## Written instruction
Reproduce the listing below in full and without alteration, apart from its pictures.

## Data excerpt
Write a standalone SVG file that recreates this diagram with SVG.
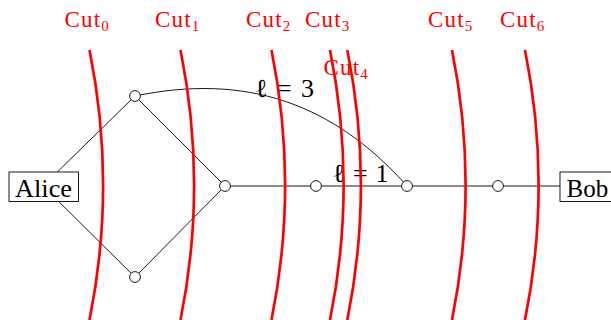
<svg xmlns="http://www.w3.org/2000/svg" width="611" height="320" viewBox="0 0 611 320">
<style>
.edge{fill:none;stroke:#000;stroke-width:0.9}
.node{fill:#fff;stroke:#000;stroke-width:0.9}
.box{fill:#fff;stroke:#000;stroke-width:0.9}
.lbl{font-family:"Liberation Serif",serif;font-size:25px;fill:#000}
.math{font-family:"Liberation Serif","DejaVu Serif",serif;font-size:26px;fill:#000}
.ell{font-style:italic}
.cut{fill:none;stroke:#ff0000;stroke-width:2.7}
.cutlbl{font-family:"Liberation Serif",serif;font-size:23px;fill:#ff0000;letter-spacing:1.2px}
.sub{font-size:15px;letter-spacing:0}
</style>
<g id="connectors">
<line class="edge" x1="43" y1="186" x2="135" y2="96"/>
<line class="edge" x1="43" y1="186" x2="135" y2="277"/>
<line class="edge" x1="135" y1="96" x2="225" y2="186"/>
<line class="edge" x1="135" y1="277" x2="225" y2="186"/>
<line class="edge" x1="225" y1="186" x2="580" y2="186"/>
<path class="edge" d="M135,96 C244.8,73.2 332.4,102.2 407,186"/>
</g>
<g id="alice"><rect class="box" x="9" y="172" width="69.5" height="29.5"/><text class="lbl" x="15" y="196.5" textLength="57" lengthAdjust="spacingAndGlyphs">Alice</text></g>
<g id="bob"><rect class="box" x="560" y="172" width="60" height="29.5"/><text class="lbl" x="566.5" y="196.5">Bob</text></g>
<g id="n1"><circle class="node" cx="135" cy="96" r="5.4"/></g>
<g id="n2"><circle class="node" cx="135" cy="277" r="5.4"/></g>
<g id="n3"><circle class="node" cx="225" cy="186" r="5.4"/></g>
<g id="n4"><circle class="node" cx="316" cy="186" r="5.4"/></g>
<g id="n5"><circle class="node" cx="407" cy="186" r="5.4"/></g>
<g id="n6"><circle class="node" cx="498" cy="186" r="5.4"/></g>
<g id="edge-labels">
<text class="math" x="255" y="96.5" textLength="59" lengthAdjust="spacing">ℓ = 3</text>
<text class="math" x="332.5" y="181.5" textLength="56" lengthAdjust="spacing">ℓ = 1</text>
</g>
<g id="cut-labels">
<text class="cutlbl" x="64.5" y="27">Cut<tspan class="sub" dy="3.5">0</tspan></text>
<text class="cutlbl" x="155" y="27">Cut<tspan class="sub" dy="3.5">1</tspan></text>
<text class="cutlbl" x="246" y="27">Cut<tspan class="sub" dy="3.5">2</tspan></text>
<text class="cutlbl" x="305" y="27">Cut<tspan class="sub" dy="3.5">3</tspan></text>
<text class="cutlbl" x="323.5" y="75">Cut<tspan class="sub" dy="3.5">4</tspan></text>
<text class="cutlbl" x="428" y="27">Cut<tspan class="sub" dy="3.5">5</tspan></text>
<text class="cutlbl" x="500" y="27">Cut<tspan class="sub" dy="3.5">6</tspan></text>
</g>
<g id="cuts">
<path class="cut" d="M89.5,50 A682,682 0 0 1 89.5,320"/>
<path class="cut" d="M180.5,50 A682,682 0 0 1 180.5,320"/>
<path class="cut" d="M271.5,50 A682,682 0 0 1 271.5,320"/>
<path class="cut" d="M330,50 A682,682 0 0 1 330,320"/>
<path class="cut" d="M347.3,50 A682,682 0 0 1 347.3,320"/>
<path class="cut" d="M452,50 A682,682 0 0 1 452,320"/>
<path class="cut" d="M525,50 A682,682 0 0 1 525,320"/>
</g>
</svg>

## Expected answer
Write a standalone SVG file that recreates this diagram with SVG.
<svg xmlns="http://www.w3.org/2000/svg" width="611" height="320" viewBox="0 0 611 320">
<style>
.edge{fill:none;stroke:#000;stroke-width:0.9}
.node{fill:#fff;stroke:#000;stroke-width:0.9}
.box{fill:#fff;stroke:#000;stroke-width:0.9}
.lbl{font-family:"Liberation Serif",serif;font-size:25px;fill:#000}
.math{font-family:"Liberation Serif","DejaVu Serif",serif;font-size:26px;fill:#000}
.ell{font-style:italic}
.cut{fill:none;stroke:#ff0000;stroke-width:2.7}
.cutlbl{font-family:"Liberation Serif",serif;font-size:23px;fill:#ff0000;letter-spacing:1.2px}
.sub{font-size:15px;letter-spacing:0}
</style>
<g id="connectors">
<line class="edge" x1="43" y1="186" x2="135" y2="96"/>
<line class="edge" x1="43" y1="186" x2="135" y2="277"/>
<line class="edge" x1="135" y1="96" x2="225" y2="186"/>
<line class="edge" x1="135" y1="277" x2="225" y2="186"/>
<line class="edge" x1="225" y1="186" x2="580" y2="186"/>
<path class="edge" d="M135,96 C244.8,73.2 332.4,102.2 407,186"/>
</g>
<g id="alice"><rect class="box" x="9" y="172" width="69.5" height="29.5"/><text class="lbl" x="15" y="196.5" textLength="57" lengthAdjust="spacingAndGlyphs">Alice</text></g>
<g id="bob"><rect class="box" x="560" y="172" width="60" height="29.5"/><text class="lbl" x="566.5" y="196.5">Bob</text></g>
<g id="n1"><circle class="node" cx="135" cy="96" r="5.4"/></g>
<g id="n2"><circle class="node" cx="135" cy="277" r="5.4"/></g>
<g id="n3"><circle class="node" cx="225" cy="186" r="5.4"/></g>
<g id="n4"><circle class="node" cx="316" cy="186" r="5.4"/></g>
<g id="n5"><circle class="node" cx="407" cy="186" r="5.4"/></g>
<g id="n6"><circle class="node" cx="498" cy="186" r="5.4"/></g>
<g id="edge-labels">
<text class="math" x="255" y="96.5" textLength="59" lengthAdjust="spacing">ℓ = 3</text>
<text class="math" x="332.5" y="181.5" textLength="56" lengthAdjust="spacing">ℓ = 1</text>
</g>
<g id="cut-labels">
<text class="cutlbl" x="64.5" y="27">Cut<tspan class="sub" dy="3.5">0</tspan></text>
<text class="cutlbl" x="155" y="27">Cut<tspan class="sub" dy="3.5">1</tspan></text>
<text class="cutlbl" x="246" y="27">Cut<tspan class="sub" dy="3.5">2</tspan></text>
<text class="cutlbl" x="305" y="27">Cut<tspan class="sub" dy="3.5">3</tspan></text>
<text class="cutlbl" x="323.5" y="75">Cut<tspan class="sub" dy="3.5">4</tspan></text>
<text class="cutlbl" x="428" y="27">Cut<tspan class="sub" dy="3.5">5</tspan></text>
<text class="cutlbl" x="500" y="27">Cut<tspan class="sub" dy="3.5">6</tspan></text>
</g>
<g id="cuts">
<path class="cut" d="M89.5,50 A682,682 0 0 1 89.5,320"/>
<path class="cut" d="M180.5,50 A682,682 0 0 1 180.5,320"/>
<path class="cut" d="M271.5,50 A682,682 0 0 1 271.5,320"/>
<path class="cut" d="M330,50 A682,682 0 0 1 330,320"/>
<path class="cut" d="M347.3,50 A682,682 0 0 1 347.3,320"/>
<path class="cut" d="M452,50 A682,682 0 0 1 452,320"/>
<path class="cut" d="M525,50 A682,682 0 0 1 525,320"/>
</g>
</svg>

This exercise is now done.